State officials said an in-depth study on potential environmental impacts of the project has not been carried out.

Meanwhile, summer average temperatures in and around Muzaffarabad have risen 4-5 degrees Celsius (7-9 degrees Fahrenheit) since the Neelum diversion, they said.

They believe a new study is needed to look at how to maintain sufficient river flow through the city and to consider the long-standing problems of solid waste and sewage dumping into the Neelum.

SUPPORT FOR HYDROPOWER

Bashir Ur Rehman Kant, the dean of health sciences at the University of Azad Jammu and Kashmir in Muzaffarabad, said there is no doubt the river diversion has led to a smellier riverbed and hotter summer temperatures.

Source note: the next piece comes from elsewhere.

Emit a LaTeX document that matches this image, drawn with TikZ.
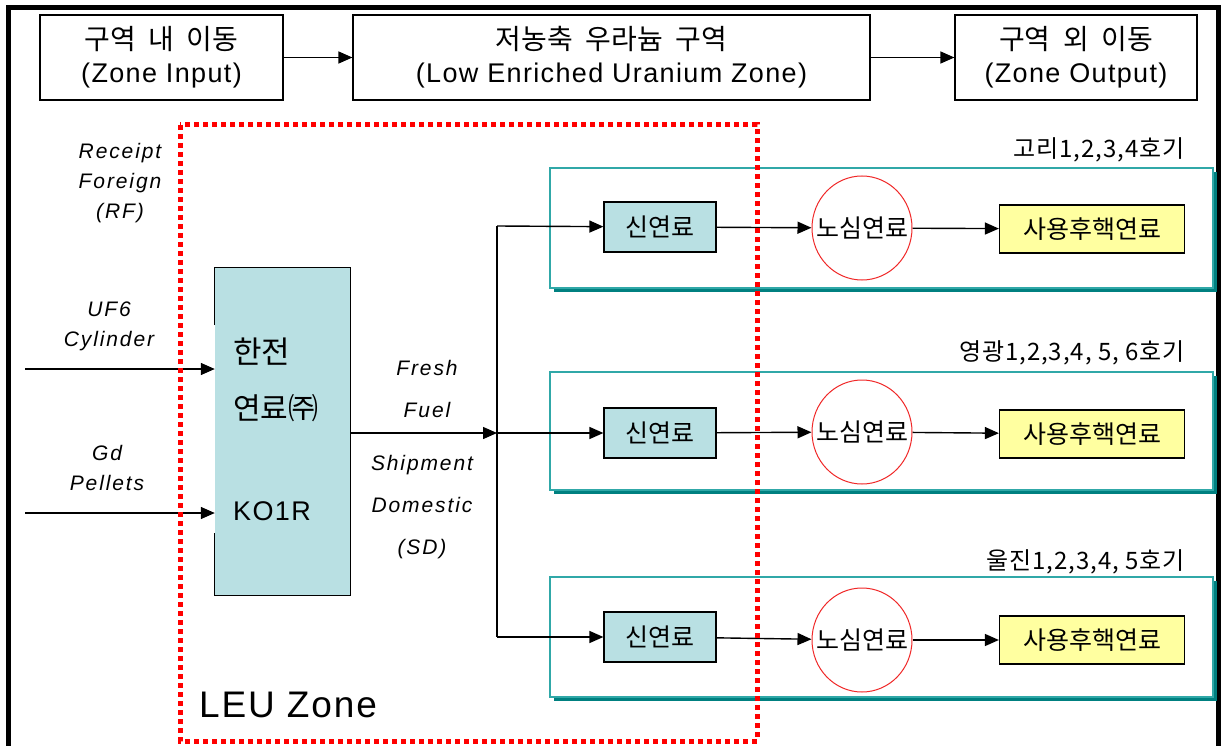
\documentclass[tikz,border=0pt]{standalone}
\usepackage{fontspec}
\setmainfont{Liberation Sans}
\newfontfamily\kr{Noto Sans CJK KR}
\newfontfamily\krhead[WordSpace=2]{Noto Sans CJK KR}
\newfontfamily\krwide[LetterSpace=4]{Noto Sans CJK KR}
\newfontfamily\latwide[LetterSpace=5]{Liberation Sans}
\newfontfamily\labwide[LetterSpace=9]{Liberation Sans}
\usetikzlibrary{positioning,arrows.meta,shapes.geometric,shadows}
\definecolor{FuelCyan}{RGB}{185,224,227}
\definecolor{PanelTeal}{RGB}{48,168,168}
\definecolor{PanelShade}{RGB}{0,128,128}
\definecolor{SpentYellow}{RGB}{255,255,160}
\definecolor{CoreRed}{RGB}{240,40,40}
\tikzset{
    flow/.style={line width=1.4pt,-{Triangle[length=14pt,width=12pt]}},
    bus/.style={line width=1.4pt},
    zonebox/.style={draw=black,line width=1.2pt,minimum height=85pt,align=center,inner sep=0pt,font=\latwide\fontsize{27}{33}\selectfont},
    leuzone/.style={draw=red,line width=5pt,dash pattern=on 5pt off 4pt},
    flowlabel/.style={align=center,inner sep=0pt,font=\labwide\fontsize{21}{30}\selectfont\itshape},
    plantpanel/.style={draw=PanelTeal,line width=1.2pt,fill=white,minimum width=663pt,drop shadow={shadow xshift=4pt,shadow yshift=-4pt,fill=PanelShade,opacity=1}},
    newfuel/.style={draw=black,line width=1.2pt,fill=FuelCyan,minimum width=112pt,minimum height=50pt,inner sep=0pt,font=\kr\fontsize{25}{28}\selectfont},
    corefuel/.style={ellipse,draw=CoreRed,line width=1pt,fill=white,minimum width=100pt,minimum height=104pt,inner sep=0pt,label={[font=\kr\fontsize{25}{28}\selectfont,inner sep=0pt]center:노심연료}},
    spentfuel/.style={draw=black,line width=1.2pt,fill=SpentYellow,minimum width=185pt,minimum height=48pt,inner sep=0pt,font=\kr\fontsize{25}{28}\selectfont},
    plantname/.style={anchor=east,inner sep=0pt,font=\krwide\fontsize{24}{26}\selectfont}
}
\begin{document}
\begin{tikzpicture}[x=1pt,y=-1pt]
		\useasboundingbox (0,0) rectangle (1224,746);
		% outer frame
		\draw[line width=5pt] (8,746) -- (8,8) -- (1218,8) -- (1218,746);
		% zone headers
		\node[zonebox,minimum width=243pt] (zin) at (161.5,57.5) {{\krhead\fontsize{28}{33}\selectfont 구역 내 이동}\\(Zone Input)};
		\node[zonebox,minimum width=517pt] (zleu) at (611.5,57.5) {{\krhead\fontsize{28}{33}\selectfont 저농축 우라늄 구역}\\(Low Enriched Uranium Zone)};
		\node[zonebox,minimum width=242pt] (zout) at (1076,57.5) {{\krhead\fontsize{28}{33}\selectfont 구역 외 이동}\\(Zone Output)};
		\draw[flow] (zin) -- (zleu);
		\draw[flow] (zleu) -- (zout);
		% inputs
		\node[flowlabel] (rf) at (120,183) {Receipt\\Foreign\\(RF)};
		\node[flowlabel] (uf6) at (109,326) {UF6\\Cylinder};
		\node[flowlabel] (gd) at (107,468) {Gd\\Pellets};
		\coordinate (uf6in) at (25,369);
		\coordinate (gdin) at (25,513);
		% fabrication plant
		\node[fill=FuelCyan,minimum width=135pt,minimum height=327pt,inner sep=0pt] (ko) at (282.5,431.5) {};
		\draw[line width=1.2pt] (ko.west |- 0,325) -- (ko.north west) -- (ko.north east) -- (ko.south east) -- (ko.south west) -- (ko.west |- 0,533);
		\node[anchor=west,inner sep=0pt,font=\kr\fontsize{31}{36}\selectfont] (koname) at (233,352) {한전};
		\node[anchor=west,inner sep=0pt,font=\kr\fontsize{30}{36}\selectfont] (kofirm) at (233,408) {연료㈜};
		\node[anchor=west,inner sep=0pt,font=\latwide\fontsize{27}{32}\selectfont] (kocode) at (233,511) {KO1R};
		\draw[flow] (uf6in) -- (uf6in -| ko.west);
		\draw[flow] (gdin) -- (gdin -| ko.west);
		% shipment to plants
		\coordinate (split) at (497,433);
		\coordinate (bustop) at (497,226);
		\coordinate (busbot) at (497,637);
		\draw[flow] (ko.east |- split) -- (split);
		\draw[bus] (bustop) -- (busbot);
		\node[flowlabel] (fresh) at (427,389) {Fresh\\[12pt]Fuel};
		\node[flowlabel] (sd) at (422,507) {Shipment\\[12pt]Domestic\\[12pt](SD)};
		% kori
		\node[plantpanel,minimum height=120pt] (panelA) at (881.5,228) {};
		\node[plantname] (nameA) at (1185,150) {고리1,2,3,4호기};
		\node[newfuel] (newA) at (660,227) {신연료};
		\node[corefuel] (coreA) at (862,228) {};
		\node[spentfuel] (spentA) at (1092,229) {사용후핵연료};
		\draw[flow] (bustop) -- (newA);
		\draw[flow] (newA) -- (coreA);
		\draw[flow] (coreA) -- (spentA);
		% yonggwang
		\node[plantpanel,minimum height=118pt] (panelB) at (881.5,431) {};
		\node[plantname] (nameB) at (1185,353) {영광1,2,3,4, 5, 6호기};
		\node[newfuel] (newB) at (660,433) {신연료};
		\node[corefuel] (coreB) at (862,432) {};
		\node[spentfuel] (spentB) at (1092,434) {사용후핵연료};
		\draw[flow] (split) -- (newB);
		\draw[flow] (newB) -- (coreB);
		\draw[flow] (coreB) -- (spentB);
		% uljin
		\node[plantpanel,minimum height=120pt] (panelC) at (881.5,637) {};
		\node[plantname] (nameC) at (1185,562) {울진1,2,3,4, 5호기};
		\node[newfuel] (newC) at (660,637) {신연료};
		\node[corefuel] (coreC) at (862,640) {};
		\node[spentfuel] (spentC) at (1092,640) {사용후핵연료};
		\draw[flow] (busbot) -- (newC);
		\draw[flow] (newC) -- (coreC);
		\draw[flow] (coreC) -- (spentC);
		% leu zone
		\draw[leuzone] (180,125) rectangle (757,741);
		\node[anchor=west,inner sep=0pt,font=\latwide\fontsize{37}{40}\selectfont] (leu) at (199,705) {LEU Zone};
\end{tikzpicture}
\end{document}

More hydropower is needed from the state’s rivers, he said – but cracking down on waste disposal into the diminished rivers could help solve some of the problems associated with lower flows.

“For God’s sake, please stop dumping into the river and set up a disposal system for solid waste. It never happens elsewhere in the world that waste is dumped into the river,” Kant said.

Khan, the former EPA head, agreed that “water flowing in the rivers should not go waste and should be tapped for the well-being of people”.

But he said hydropower projects should not be designed to include river diversions, particularly as climate change brings rising temperatures and growing need for cooling.

He said diversion of the Muzaffarabad’s second river would be “calamitous”.

Technical experts in the state said large-scale hydropower projects are not feasible without diverting rivers.

“Run-of-the-river projects cannot produce large-scale electricity,” said Muhammad Imtaiz Khan, former operations director for the government-established Azad Jammu and Kashmir Power Development Organization.

However, Khan said setting up a series of smaller hydropower projects along the state’s glacier-fed rivers and tributaries could produce enough power without so many environmental consequences.

Hadieri, whose family misses their cool evenings on the balcony, said he agreed.

“We don’t oppose hydropower projects but they should not be built on a cost to the environment,” he said.